8. Be proactive. During challenging times, it can be difficult to remained focused and proactive. It is important to identify and prioritize your short, medium and longer-term efforts. If the problems or projects seem too big to tackle, break them down into manageable pieces. For example, make a daily list of actions, personal and professional. At the close of your workday, re-align your list to reflect shifting priorities. Taking initiative will remind you that you can muster motivation and purpose even during stressful periods of your life.
9. Growth and self-discovery. People often find that they have grown in some respect as a result of a struggle. For example, after a tragedy or hardship, people have reported better relationships and a greater sense of strength, even while feeling vulnerable. Great challenge can increase your sense of self-worth and heighten your appreciation for life.
Cultivate a Positive Mindset
10. Keep things in perspective. How you think can play a significant part in how you feel — and how resilient you are when faced with obstacles. Try to identify areas of irrational thinking, such as a tendency to catastrophize difficulties or assume the world is out to get you and adopt a more balanced and realistic thinking pattern. For instance, if you feel overwhelmed by a challenge, remind yourself that what happened to you isn’t an indicator of how your future will go, and that you’re not helpless. You may not be able to change a highly stressful event, but you can change how you interpret and respond to it.
11. Build your capacity to incorporate change. Accept that change is a part of life. As a global community, we are certainly surfing this wave of adapting to our new normal. Certain goals or ideals may no longer be attainable as a result of adverse situations in your life. It takes courage to accept change. Accepting circumstances that cannot be changed can help you to focus your energy and efforts on circumstances that you can alter and bring you closer to the life you want.
12. Focus on what you want. It’s hard to be positive when life isn’t going your way. An optimistic outlook empowers you to expect that good things will happen to you. Try visualizing what you want, rather than worrying about what you fear. We get what we focus on. So, be mindful of how and with whom you are spending your time with. Surround yourself with people and things that nourish your spirit.

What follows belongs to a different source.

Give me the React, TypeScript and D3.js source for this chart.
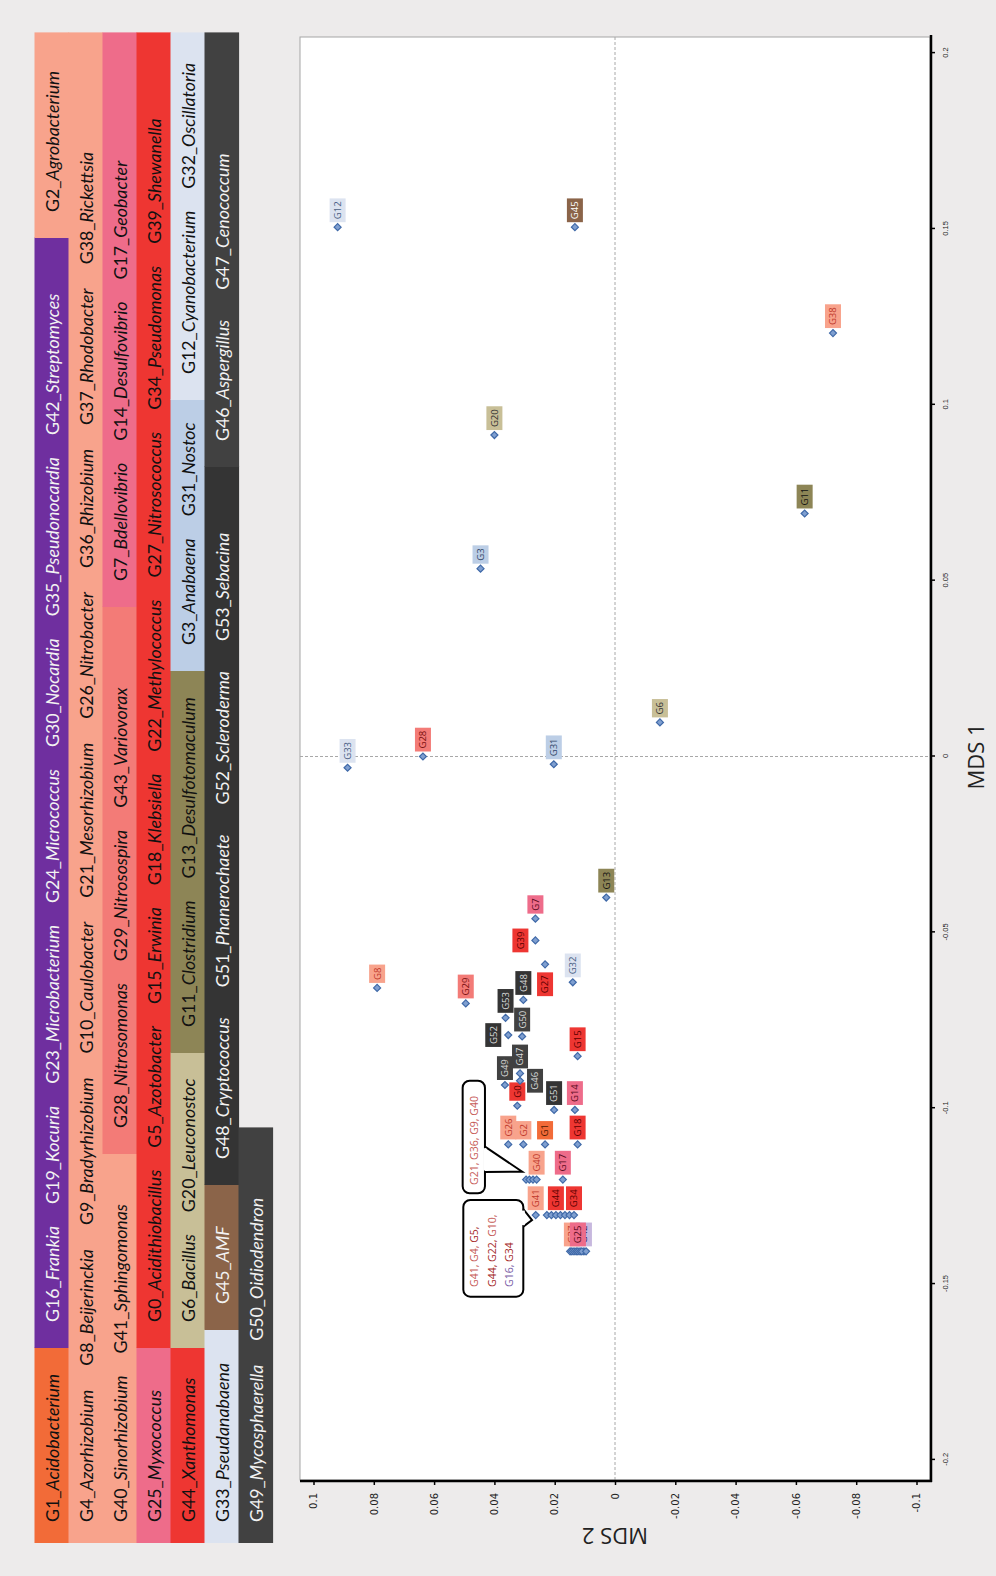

13. Reflect on your successes. It may be helpful to reflect on who or what was helpful in previous times of distress, you may discover how you can respond effectively to new difficult situations. Remind yourself of where you’ve been able to find strength, where you have navigated turbulent times before and ask yourself what you’ve learned from those experiences. You were successful in that situation. How can you re-ignite that learning?
Boosting your resilience takes time and intentionality. It is a daily practice that can help us to navigate the ups and downs of our life journey. While the benefits of emotional resilience are clear – increase longevity, lower rates of depression, and greater satisfaction with life – we have a unique opportunity to use these practices to build greater resilience in ourselves, our families and our communities.